STATED GOAL =>
Images do not belong in the copy. Retype all the entries below exactly.

□ □ □ □ □

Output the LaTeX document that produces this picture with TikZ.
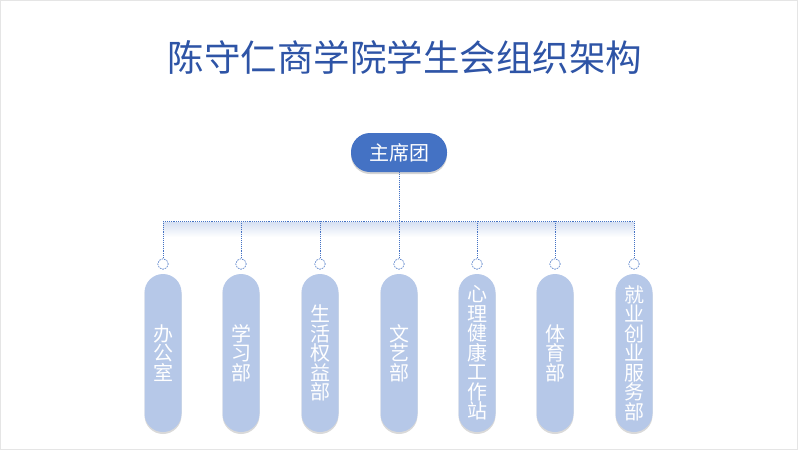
\documentclass[tikz,border=0pt]{standalone}
\usepackage{fontspec}
\newfontfamily\cjk{Noto Sans CJK SC}
\usepackage{xcolor}
\usetikzlibrary{shadows,positioning}
\definecolor{titleblue}{RGB}{46,84,166}
\definecolor{headblue}{RGB}{68,114,196}
\definecolor{pillblue}{RGB}{182,200,232}

\begin{document}
\begin{tikzpicture}[x=1pt,y=-1pt,font=\cjk,
  head/.style={fill=headblue,text=white,rounded corners=19pt,minimum width=96pt,minimum height=39pt,
    font=\cjk\fontsize{20}{22}\selectfont,drop shadow={opacity=0.35,shadow xshift=0pt,shadow yshift=-2pt}},
  dept/.style={fill=pillblue,text=white,rounded corners=18.5pt,minimum width=37pt,minimum height=158pt,
    inner sep=0pt,align=center,font=\cjk\fontsize{20}{19.5}\selectfont,
    drop shadow={opacity=0.3,shadow xshift=0pt,shadow yshift=-2pt}},
  knob/.style={circle,draw=headblue,dash pattern=on 1.6pt off 1pt,fill=white,inner sep=0pt,minimum size=10.5pt,line width=0.6pt},
  link/.style={headblue,densely dotted,line width=0.9pt}]
\useasboundingbox (0,0) rectangle (798,451);
\draw[gray!20,line width=1pt](0.5,0.5) rectangle (797.5,449.5);
% title
\node[text=titleblue,font=\cjk\fontsize{36.5}{40}\selectfont] (title) at (405,57) {陈守仁商学院学生会组织架构};
% top box and bar
\node[head] (top) at (399,152.5) {主席团};
\coordinate (barL) at (163,221);
\coordinate (barR) at (634,221);
\fill[top color=headblue!22,bottom color=white](163,222) rectangle (634,237);
\draw[link](barL)--(barR);
\draw[link](top)--(top |- barL);
% departments
\foreach \n/\x/\t in {a/163/{办\\公\\室},b/241/{学\\习\\部},c/320/{生\\活\\权\\益\\部},d/399/{文\\艺\\部},
  e/477/{心\\理\\健\\康\\工\\作\\站},f/555/{体\\育\\部},g/634/{就\\业\\创\\业\\服\\务\\部}}{
\node[dept] (dept\n) at (\x,353) {\t};
\node[knob] (knob\n) at (\x,264) {};
\draw[link](knob\n |- barL)--(knob\n);}
\end{tikzpicture}
\end{document}
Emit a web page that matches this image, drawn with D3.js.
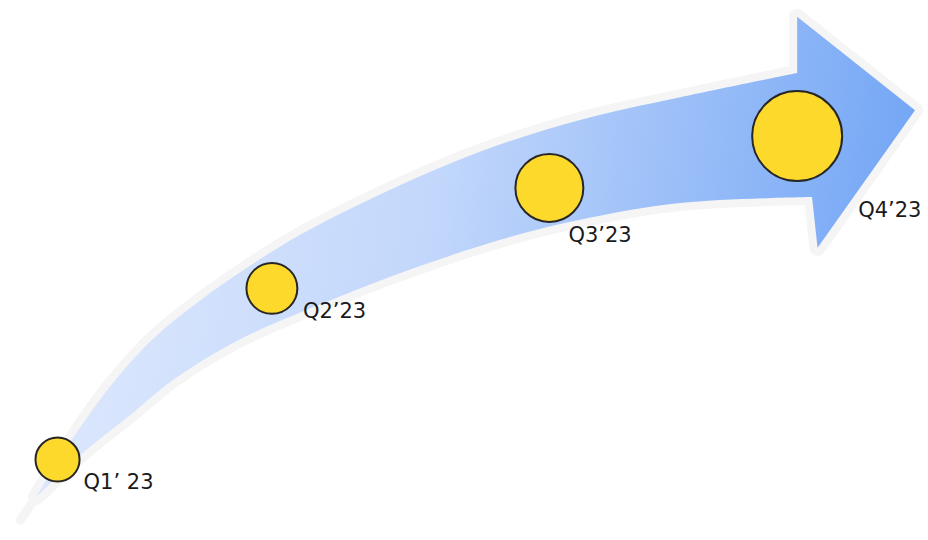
<!DOCTYPE html>
<html lang="ru">
<head>
    <meta charset="utf-8" />
    <title> quarter arrow </title>
    <script src="https://cdn.jsdelivr.net/npm/d3@7"></script>
    <style>
        body { margin: 0px; background: #ffffff; }
        .label { font-family: "DejaVu Sans", sans-serif; font-size: 21px; fill: #1a1a1a; }
    </style>
</head>
<body>

<svg id="chart"></svg>

<script>

    // quarters and their sizes
    var quarters = ['Q1\u2019 23', 'Q2\u201923', 'Q3\u201923', 'Q4\u201923'];
    var sizes = [24, 32, 57, 100];

    // where each quarter sits (percent of width / percent of height from bottom)
    var quarterX = [6.2, 29.3, 59.2, 85.9];
    var quarterY = [14.9, 46.6, 65.2, 74.8];

    // arrow outline, same units
    var arrowTop = [[3.9, 8.0], [8.3, 20.0], [12.4, 29.6], [16.7, 37.6], [21.6, 44.4], [26.6, 50.4],
        [32.3, 56.5], [41.7, 64.6], [51.7, 71.9], [62.5, 77.8], [73.3, 82.0], [85.9, 86.5]];
    var arrowHead = [[85.9, 96.9], [98.6, 79.6], [88.1, 54.1], [87.5, 63.5]];
    var arrowBottom = [[87.5, 63.5], [73.3, 62.4], [62.5, 59.3], [53.9, 55.6], [43.1, 49.4], [35.9, 44.6],
        [30.9, 41.1], [25.1, 36.5], [18.6, 29.6], [14.0, 23.1], [8.9, 16.1], [4.5, 8.9], [3.9, 8.0]];
    var tailEnd = [2.2, 3.7];

    function main() {

        var width = 928, height = 540;

        var svg = d3.select('#chart')
                .attr('width', width)
                .attr('height', height);

        var x = d3.scaleLinear().domain([0, 100]).range([0, width]);
        var y = d3.scaleLinear().domain([0, 100]).range([height, 0]);
        var r = d3.scaleSqrt().domain([0, d3.max(sizes)]).range([0, 45]);

        // gradient of the arrow
        var grad = svg.append('defs').append('linearGradient')
                .attr('id', 'arrow-grad')
                .attr('gradientUnits', 'userSpaceOnUse')
                .attr('x1', 40).attr('y1', 200)
                .attr('x2', 900).attr('y2', 330);
        grad.append('stop').attr('offset', 0).attr('stop-color', '#dfe9fd');
        grad.append('stop').attr('offset', 0.45).attr('stop-color', '#c2d7fb');
        grad.append('stop').attr('offset', 1).attr('stop-color', '#72a5f5');

        var line = d3.line()
                .x(function(d) { return x(d[0]); })
                .y(function(d) { return y(d[1]); })
                .curve(d3.curveCatmullRom);

        var head = arrowHead.map(function(p) { return 'L' + x(p[0]) + ',' + y(p[1]); }).join('');
        var d = line(arrowTop) + head + line(arrowBottom).replace(/^M/, 'L') + 'Z';

        // light halo
        svg.append('line')
                .attr('x1', x(arrowTop[0][0]))
                .attr('y1', y(arrowTop[0][1]))
                .attr('x2', x(tailEnd[0]))
                .attr('y2', y(tailEnd[1]))
                .style('stroke', '#f5f5f5')
                .style('stroke-width', 9)
                .style('stroke-linecap', 'round');

        svg.append('path')
                .attr('d', d)
                .style('fill', '#f5f5f5')
                .style('stroke', '#f5f5f5')
                .style('stroke-width', 16)
                .style('stroke-linejoin', 'round');

        svg.append('path')
                .attr('d', d)
                .style('fill', 'url(#arrow-grad)');

        // circles
        var g = svg.append('g').attr('class', 'points');

        g.selectAll('circle')
                .data(quarters)
                .enter().append('circle')
                .attr('cx', function(d, i) { return x(quarterX[i]); })
                .attr('cy', function(d, i) { return y(quarterY[i]); })
                .attr('r', function(d, i) { return r(sizes[i]); })
                .style('fill', '#fdd92b')
                .style('stroke', '#262626')
                .style('stroke-width', 2);

        // label nudges, px from circle centre
        var nudge = [[26, 29], [31, 30], [19, 54], [61, 81]];

        g.selectAll('text')
                .data(quarters)
                .enter().append('text')
                .attr('class', 'label')
                .attr('x', function(d, i) { return x(quarterX[i]) + nudge[i][0]; })
                .attr('y', function(d, i) { return y(quarterY[i]) + nudge[i][1]; })
                .text(function(d) { return d; });
    }

    main();

</script>

</body>
</html>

□ □ □ □ □

SOLUTION TO THE EXERCISE =>
Output the LaTeX document that produces this picture with TikZ.
\documentclass[tikz,border=0pt]{standalone}
\usepackage{fontspec}
\newfontfamily\cjk{Noto Sans CJK SC}
\usepackage{xcolor}
\usetikzlibrary{shadows,positioning}
\definecolor{titleblue}{RGB}{46,84,166}
\definecolor{headblue}{RGB}{68,114,196}
\definecolor{pillblue}{RGB}{182,200,232}

\begin{document}
\begin{tikzpicture}[x=1pt,y=-1pt,font=\cjk,
  head/.style={fill=headblue,text=white,rounded corners=19pt,minimum width=96pt,minimum height=39pt,
    font=\cjk\fontsize{20}{22}\selectfont,drop shadow={opacity=0.35,shadow xshift=0pt,shadow yshift=-2pt}},
  dept/.style={fill=pillblue,text=white,rounded corners=18.5pt,minimum width=37pt,minimum height=158pt,
    inner sep=0pt,align=center,font=\cjk\fontsize{20}{19.5}\selectfont,
    drop shadow={opacity=0.3,shadow xshift=0pt,shadow yshift=-2pt}},
  knob/.style={circle,draw=headblue,dash pattern=on 1.6pt off 1pt,fill=white,inner sep=0pt,minimum size=10.5pt,line width=0.6pt},
  link/.style={headblue,densely dotted,line width=0.9pt}]
\useasboundingbox (0,0) rectangle (798,451);
\draw[gray!20,line width=1pt](0.5,0.5) rectangle (797.5,449.5);
% title
\node[text=titleblue,font=\cjk\fontsize{36.5}{40}\selectfont] (title) at (405,57) {陈守仁商学院学生会组织架构};
% top box and bar
\node[head] (top) at (399,152.5) {主席团};
\coordinate (barL) at (163,221);
\coordinate (barR) at (634,221);
\fill[top color=headblue!22,bottom color=white](163,222) rectangle (634,237);
\draw[link](barL)--(barR);
\draw[link](top)--(top |- barL);
% departments
\foreach \n/\x/\t in {a/163/{办\\公\\室},b/241/{学\\习\\部},c/320/{生\\活\\权\\益\\部},d/399/{文\\艺\\部},
  e/477/{心\\理\\健\\康\\工\\作\\站},f/555/{体\\育\\部},g/634/{就\\业\\创\\业\\服\\务\\部}}{
\node[dept] (dept\n) at (\x,353) {\t};
\node[knob] (knob\n) at (\x,264) {};
\draw[link](knob\n |- barL)--(knob\n);}
\end{tikzpicture}
\end{document}
Emit a web page that matches this image, drawn with D3.js.
<!DOCTYPE html>
<html lang="ru">
<head>
    <meta charset="utf-8" />
    <title> quarter arrow </title>
    <script src="https://cdn.jsdelivr.net/npm/d3@7"></script>
    <style>
        body { margin: 0px; background: #ffffff; }
        .label { font-family: "DejaVu Sans", sans-serif; font-size: 21px; fill: #1a1a1a; }
    </style>
</head>
<body>

<svg id="chart"></svg>

<script>

    // quarters and their sizes
    var quarters = ['Q1\u2019 23', 'Q2\u201923', 'Q3\u201923', 'Q4\u201923'];
    var sizes = [24, 32, 57, 100];

    // where each quarter sits (percent of width / percent of height from bottom)
    var quarterX = [6.2, 29.3, 59.2, 85.9];
    var quarterY = [14.9, 46.6, 65.2, 74.8];

    // arrow outline, same units
    var arrowTop = [[3.9, 8.0], [8.3, 20.0], [12.4, 29.6], [16.7, 37.6], [21.6, 44.4], [26.6, 50.4],
        [32.3, 56.5], [41.7, 64.6], [51.7, 71.9], [62.5, 77.8], [73.3, 82.0], [85.9, 86.5]];
    var arrowHead = [[85.9, 96.9], [98.6, 79.6], [88.1, 54.1], [87.5, 63.5]];
    var arrowBottom = [[87.5, 63.5], [73.3, 62.4], [62.5, 59.3], [53.9, 55.6], [43.1, 49.4], [35.9, 44.6],
        [30.9, 41.1], [25.1, 36.5], [18.6, 29.6], [14.0, 23.1], [8.9, 16.1], [4.5, 8.9], [3.9, 8.0]];
    var tailEnd = [2.2, 3.7];

    function main() {

        var width = 928, height = 540;

        var svg = d3.select('#chart')
                .attr('width', width)
                .attr('height', height);

        var x = d3.scaleLinear().domain([0, 100]).range([0, width]);
        var y = d3.scaleLinear().domain([0, 100]).range([height, 0]);
        var r = d3.scaleSqrt().domain([0, d3.max(sizes)]).range([0, 45]);

        // gradient of the arrow
        var grad = svg.append('defs').append('linearGradient')
                .attr('id', 'arrow-grad')
                .attr('gradientUnits', 'userSpaceOnUse')
                .attr('x1', 40).attr('y1', 200)
                .attr('x2', 900).attr('y2', 330);
        grad.append('stop').attr('offset', 0).attr('stop-color', '#dfe9fd');
        grad.append('stop').attr('offset', 0.45).attr('stop-color', '#c2d7fb');
        grad.append('stop').attr('offset', 1).attr('stop-color', '#72a5f5');

        var line = d3.line()
                .x(function(d) { return x(d[0]); })
                .y(function(d) { return y(d[1]); })
                .curve(d3.curveCatmullRom);

        var head = arrowHead.map(function(p) { return 'L' + x(p[0]) + ',' + y(p[1]); }).join('');
        var d = line(arrowTop) + head + line(arrowBottom).replace(/^M/, 'L') + 'Z';

        // light halo
        svg.append('line')
                .attr('x1', x(arrowTop[0][0]))
                .attr('y1', y(arrowTop[0][1]))
                .attr('x2', x(tailEnd[0]))
                .attr('y2', y(tailEnd[1]))
                .style('stroke', '#f5f5f5')
                .style('stroke-width', 9)
                .style('stroke-linecap', 'round');

        svg.append('path')
                .attr('d', d)
                .style('fill', '#f5f5f5')
                .style('stroke', '#f5f5f5')
                .style('stroke-width', 16)
                .style('stroke-linejoin', 'round');

        svg.append('path')
                .attr('d', d)
                .style('fill', 'url(#arrow-grad)');

        // circles
        var g = svg.append('g').attr('class', 'points');

        g.selectAll('circle')
                .data(quarters)
                .enter().append('circle')
                .attr('cx', function(d, i) { return x(quarterX[i]); })
                .attr('cy', function(d, i) { return y(quarterY[i]); })
                .attr('r', function(d, i) { return r(sizes[i]); })
                .style('fill', '#fdd92b')
                .style('stroke', '#262626')
                .style('stroke-width', 2);

        // label nudges, px from circle centre
        var nudge = [[26, 29], [31, 30], [19, 54], [61, 81]];

        g.selectAll('text')
                .data(quarters)
                .enter().append('text')
                .attr('class', 'label')
                .attr('x', function(d, i) { return x(quarterX[i]) + nudge[i][0]; })
                .attr('y', function(d, i) { return y(quarterY[i]) + nudge[i][1]; })
                .text(function(d) { return d; });
    }

    main();

</script>

</body>
</html>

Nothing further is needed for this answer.